機動隊と、市民が激突する中で、機動隊が発した言葉が物議を醸した。
「この土人が!お前らもかたわになってパリランピックに出場するか!?」
この発言は、土人、かたわ、パリランピックとスリーアウト発言とされ、機動隊員は懲戒処分となった。その取り調べにて、「あいつらのかぶっているヘルメットなんてね?中に発泡スチロール入ってるだけなんですよ。角材もね?ただの棒だから、俺らの持ってる鉛の入ってる警棒で、ちょいと押してやったら、割り箸よりも簡単に折れるんすよ」と、つかこうへい作品と全く同じテンションで語ったという。
機動隊とプロ市民が衝突し、安心・安全のパリランピック会場の外には、毎日のように流血が流れたし、パリランピックの感染に150万人の小中学生がコロナコロコロナに感染し、1万5000人が自宅療養中に死亡した。大池菊子都知事の見立てでは、後8万5000人が東京で死ぬらしい。パリランピックは、安全安心のパラレルワールドの中で、無事に閉会式まで行われ、完全に成功した。
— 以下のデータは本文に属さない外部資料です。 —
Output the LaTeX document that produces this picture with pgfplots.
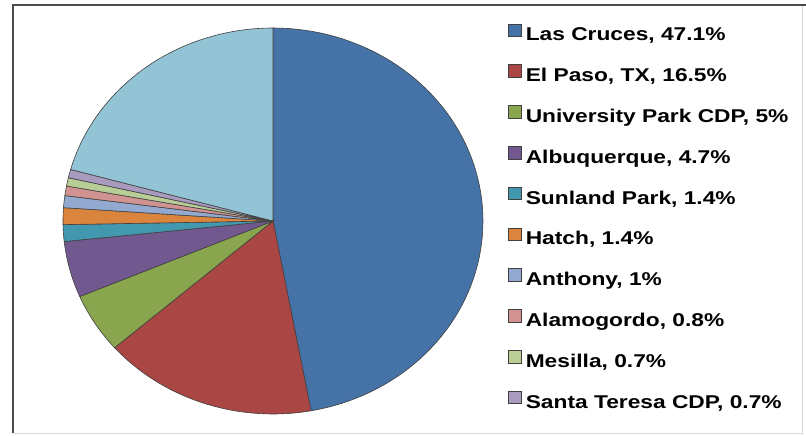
\documentclass[border=0pt]{standalone}
\usepackage{fontspec}
\setmainfont{Liberation Sans}[FakeStretch=1.23]
\usepackage{pgfplots}
\pgfplotsset{compat=1.18}

\definecolor{cLC}{HTML}{4572A7}
\definecolor{cEP}{HTML}{AA4643}
\definecolor{cUP}{HTML}{89A54E}
\definecolor{cAB}{HTML}{71588F}
\definecolor{cSP}{HTML}{4198AF}
\definecolor{cHA}{HTML}{DB843D}
\definecolor{cAN}{HTML}{93A9CF}
\definecolor{cAL}{HTML}{D19392}
\definecolor{cME}{HTML}{B9CD96}
\definecolor{cST}{HTML}{A99BBD}
\definecolor{cOT}{HTML}{93C4D6}

% one wedge: value (percent), colour, legend text; clockwise from 12 o'clock
\gdef\cum{0}
\newcommand\slice[3]{%
  \pgfmathsetmacro\sa{90-3.6*(\cum+#1)}%
  \pgfmathsetmacro\sb{90-3.6*\cum}%
  \pgfmathsetmacro\cumnew{\cum+#1}%
  \xdef\cum{\cumnew}%
  \edef\doslice{\noexpand\addplot[wedge, fill=#2, domain=\sa:\sb]}%
  \doslice ({cos(x)},{sin(x)}) -- (0,0) -- cycle;
  \addlegendentry{#3}%
}

\begin{document}
\begin{tikzpicture}
\useasboundingbox (0,0) rectangle (806pt,436pt);
\fill[white] (0,0) rectangle (806pt,436pt);
\draw[black!15] (13pt,3pt) -- (802pt,3pt) -- (802pt,431pt);
\draw[black!70, line width=1.6pt] (13pt,3pt) -- (13pt,431pt) -- (806pt,431pt);
\begin{axis}[
  at={(63pt,22pt)}, anchor=south west,
  scale only axis, width=420pt, height=386pt,
  xmin=-1, xmax=1, ymin=-1, ymax=1,
  hide axis, clip=false,
  wedge/.style={draw=black!75, line width=0.6pt, samples=80},
  legend cell align=left,
  legend image code/.code={\draw[#1, draw=black!75, line width=0.6pt] (0pt,-0.5pt) rectangle (13pt,12pt);},
  legend style={at={(axis description cs:1.0595,1.0117)}, anchor=north west,
    draw=none, fill=none, inner sep=0pt, row sep=19.5pt,
    font=\fontsize{18.5}{20}\selectfont\bfseries,
    nodes={inner sep=0pt, text height=14pt, text depth=4pt},
    /tikz/every odd column/.append style={column sep=4pt}},
]
\slice{47.1}{cLC}{Las Cruces, 47.1\%}
\slice{16.5}{cEP}{El Paso, TX, 16.5\%}
\slice{5}{cUP}{University Park CDP, 5\%}
\slice{4.7}{cAB}{Albuquerque, 4.7\%}
\slice{1.4}{cSP}{Sunland Park, 1.4\%}
\slice{1.4}{cHA}{Hatch, 1.4\%}
\slice{1}{cAN}{Anthony, 1\%}
\slice{0.8}{cAL}{Alamogordo, 0.8\%}
\slice{0.7}{cME}{Mesilla, 0.7\%}
\slice{0.7}{cST}{Santa Teresa CDP, 0.7\%}
% remainder, not in the legend
\pgfmathsetmacro\sb{90-3.6*\cum}
\edef\doslice{\noexpand\addplot[wedge, fill=cOT, forget plot, domain=-270:\sb]}
\doslice ({cos(x)},{sin(x)}) -- (0,0) -- cycle;
\end{axis}
\end{tikzpicture}
\end{document}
「……なんてことが私のいた東京ではあったのですが、こちらの世界線の都知事はどんな人なんですか?」
早朝の隅田川で、全裸で発見された男は、毛布にくるまって、ホットココアを飲みながら語った。コロナコロコロナなるウイルスが蔓延した東京、別の世界線から、隅田川を泳いで飛び越えて来たと言う。
保護した手前、放り出すわけにもいかないので、頭の病気を見てくれる病院を探しているが、なかなかベッドが空いてないらしい。
そう言えば、東京都に非協力的な病院が都庁ホームページ公開されているらしいから、そこで調べれば、空いているベッドがあるかもしれない。
都庁ホームページにアクセスすると、本日の感染者数は5万2436人と出ていた。
「Go!富士山麓」
ホットココアを飲みながら、別世界線男はつぶやいた。